Gestion opaque, coups de billard politique à trois bandes, petits complots aux grandes conséquences, zones de non-droit : de tout cela, les Congolais ne veulent plus. À cet égard, le discours d’investiture de Denis Sassou Nguesso, le 16 avril, fournit un élément de réponse encourageant. Une allocution consensuelle, sans triomphalisme, articulée autour du thème de la « rupture » avec les antivaleurs d’hier : corruption, clanisme, concussion, népotisme, ethnicisme.

Le chef de la « nouvelle République » se veut intègre et inspiré, social et redistributeur, porteur d’un dessein global pour le quinquennat qui s’ouvre et résolument tourné vers la jeunesse. Le problème, bien sûr, est qu’il ne s’agit là pour l’instant que d’un discours. Sceptiques de nature, mais aussi échaudés par des engagements qui n’ont pas toujours été suivis d’effets et d’autant plus exigeants sur le partage des fruits de la croissance que cette dernière est ralentie par la chute des cours du pétrole, les Congolais attendent de voir quel contenu concret le président va donner au mot « rupture ».

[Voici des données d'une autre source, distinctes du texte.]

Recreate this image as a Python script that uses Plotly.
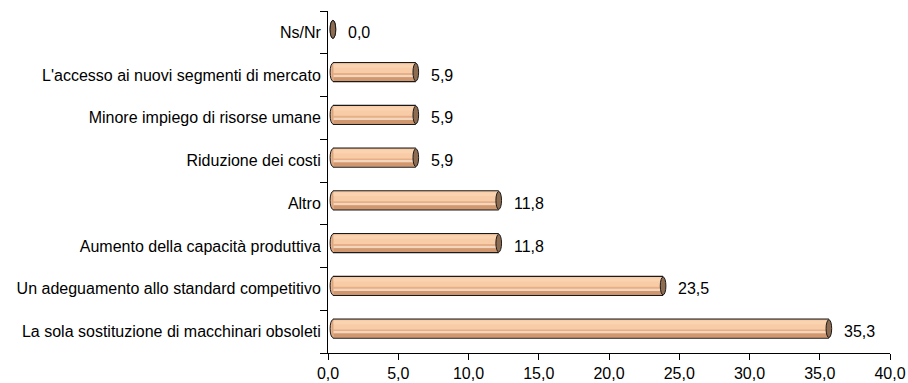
import plotly.graph_objects as go

# Data (bottom to top)
categories = [
    "La sola sostituzione di macchinari obsoleti",
    "Un adeguamento allo standard competitivo",
    "Aumento della capacità produttiva",
    "Altro",
    "Riduzione dei costi",
    "Minore impiego di risorse umane",
    "L'accesso ai nuovi segmenti di mercato",
    "Ns/Nr",
]
values = [35.3, 23.5, 11.8, 11.8, 5.9, 5.9, 5.9, 0.0]
x_ticks = [0, 5, 10, 15, 20, 25, 30, 35, 40]

# Style constants (3D cylinder look)
DEPTH = 0.35          # horizontal shift of cylinders (3D depth)
LIFT = 0.07           # vertical shift of cylinders (3D depth)
THICK = 0.42          # cylinder thickness (category units)
OUTL = 0.47           # outline thickness
CAP_HW = 0.2          # half width of elliptic caps (x units)
FONT = "Liberation Sans, Arial, sans-serif"
FS = 16

fig = go.Figure()

def band(frac0, frac1, color, name):
    w = THICK * (frac1 - frac0)
    off = LIFT - THICK / 2 + THICK * frac0
    fig.add_trace(go.Bar(
        y=categories, x=[max(v - 0.05, 0) for v in values],
        base=DEPTH + 0.05, orientation="h", width=w, offset=off,
        marker=dict(color=color, line=dict(width=0)),
        hoverinfo="skip", showlegend=False, name=name))

# black outline bar
fig.add_trace(go.Bar(
    y=categories, x=values, base=DEPTH, orientation="h",
    width=OUTL, offset=LIFT - OUTL / 2,
    marker=dict(color="#1a1a1a", line=dict(width=0)),
    hoverinfo="skip", showlegend=False))
# body
fig.add_trace(go.Bar(
    y=categories, x=values, base=DEPTH, orientation="h",
    width=THICK, offset=LIFT - THICK / 2,
    marker=dict(color="#E6AF87", line=dict(width=0)),
    hoverinfo="skip", showlegend=False))
band(0.0, 0.22, "#D19870", "dark")
band(0.26, 0.34, "#F3D6BE", "pale")
band(0.45, 1.0, "#F8CCA6", "light")
band(0.75, 0.92, "#FAD3B1", "lighter")

shapes = []
for i, v in enumerate(values):
    yc = i + LIFT
    # rounded left end
    shapes.append(dict(
        type="circle", xref="x", yref="y", layer="below",
        x0=DEPTH - CAP_HW, x1=DEPTH + CAP_HW,
        y0=yc - THICK / 2, y1=yc + THICK / 2,
        fillcolor="#E9B38B", line=dict(color="#1a1a1a", width=1)))
    # brown end cap
    shapes.append(dict(
        type="circle", xref="x", yref="y", layer="above",
        x0=v + DEPTH - CAP_HW, x1=v + DEPTH + CAP_HW,
        y0=yc - THICK / 2, y1=yc + THICK / 2,
        fillcolor="#8E6C51", line=dict(color="#1a1a1a", width=1)))

annotations = []
for i, v in enumerate(values):
    annotations.append(dict(
        x=v + DEPTH + CAP_HW, y=i, xref="x", yref="y",
        text=f"{v:.1f}".replace(".", ","), showarrow=False,
        xanchor="left", yanchor="middle", xshift=10, yshift=0,
        font=dict(family=FONT, size=FS, color="#000000")))

fig.update_layout(
    width=908, height=383,
    margin=dict(l=328, r=18, t=11, b=30, autoexpand=False),
    barmode="overlay",
    plot_bgcolor="white", paper_bgcolor="white",
    separators=",.",
    shapes=shapes, annotations=annotations,
    font=dict(family=FONT, size=FS, color="#000000"),
    xaxis=dict(
        range=[0, 40], tickvals=x_ticks, tickformat=".1f",
        showline=True, linecolor="#000000", linewidth=1,
        ticks="outside", ticklen=6, tickcolor="#000000",
        showgrid=False, zeroline=False, automargin=False,
        tickfont=dict(family=FONT, size=FS)),
    yaxis=dict(
        type="category", categoryorder="array", categoryarray=categories,
        range=[-0.5, 7.5],
        showline=True, linecolor="#000000", linewidth=1,
        ticks="outside", ticklen=7, tickcolor="#000000",
        tickson="boundaries", showgrid=False, zeroline=False,
        automargin=False, ticklabelstandoff=3,
        tickfont=dict(family=FONT, size=FS)),
)

# remove the default page margin so the 908x383 figure fills the window
fig.write_html(
    "out.html",
    config={"displayModeBar": False},
    post_script="document.body.style.margin='0';document.body.style.overflow='hidden';",
)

Ali, c’est Sassou, et les voleurs, ce sont les politiciens, en tout cas beaucoup d’entre eux, qu’ils appartiennent au pouvoir ou à l’opposition

En d’autres termes : ceux qui ont voté pour lui ne lui ont pas signé un chèque en blanc, et l’intéressé, qui ne doit sa réélection qu’à lui-même, a en théorie les mains libres pour l’honorer. « Pour beaucoup de Congolais, c’est un peu l’histoire d’Ali Baba et des quarante voleurs, explique un fin connaisseur du paysage local.

Ali, c’est Sassou, et les voleurs, ce sont les politiciens, en tout cas beaucoup d’entre eux, qu’ils appartiennent au pouvoir ou à l’opposition. » Dans le conte des Mille et Une Nuits, Ali se débarrasse des voleurs et tout finit bien. Dans la réalité congolaise de 2016, c’est sans eux que DSN se doit d’écrire les chapitres de son nouveau mandat s’il veut continuer sa route sans encombre : rompre, c’est aussi avoir le courage de s’amputer…

Au-delà, rien ne sera possible si les changements aux postes de responsabilité que réclame l’opinion ne s’accompagnent pas d’une mise à jour et d’un nettoyage en profondeur du logiciel mental qui, peu ou prou, détermine le comportement de tous les Congolais, de la base au sommet, du Nord comme du Sud, du pouvoir comme de l’opposition, de la société civile comme d’une jeunesse qui piaffe d’impatience aux portes de l’écurie, face aux notions clés de civisme, de patriotisme, de sens de l’État, de respect de la chose publique et du bien collectif.

En définitive, c’est à une alternance avec lui-même qu’est convié le président. En aura-t-il la force et la volonté ?

(1) Ceux du Sénégal, du Niger, de Guinée, du Gabon, de l’Angola, de Namibie et de São Tomé-et-Príncipe, auxquels se joindra, le lendemain, celui du Togo.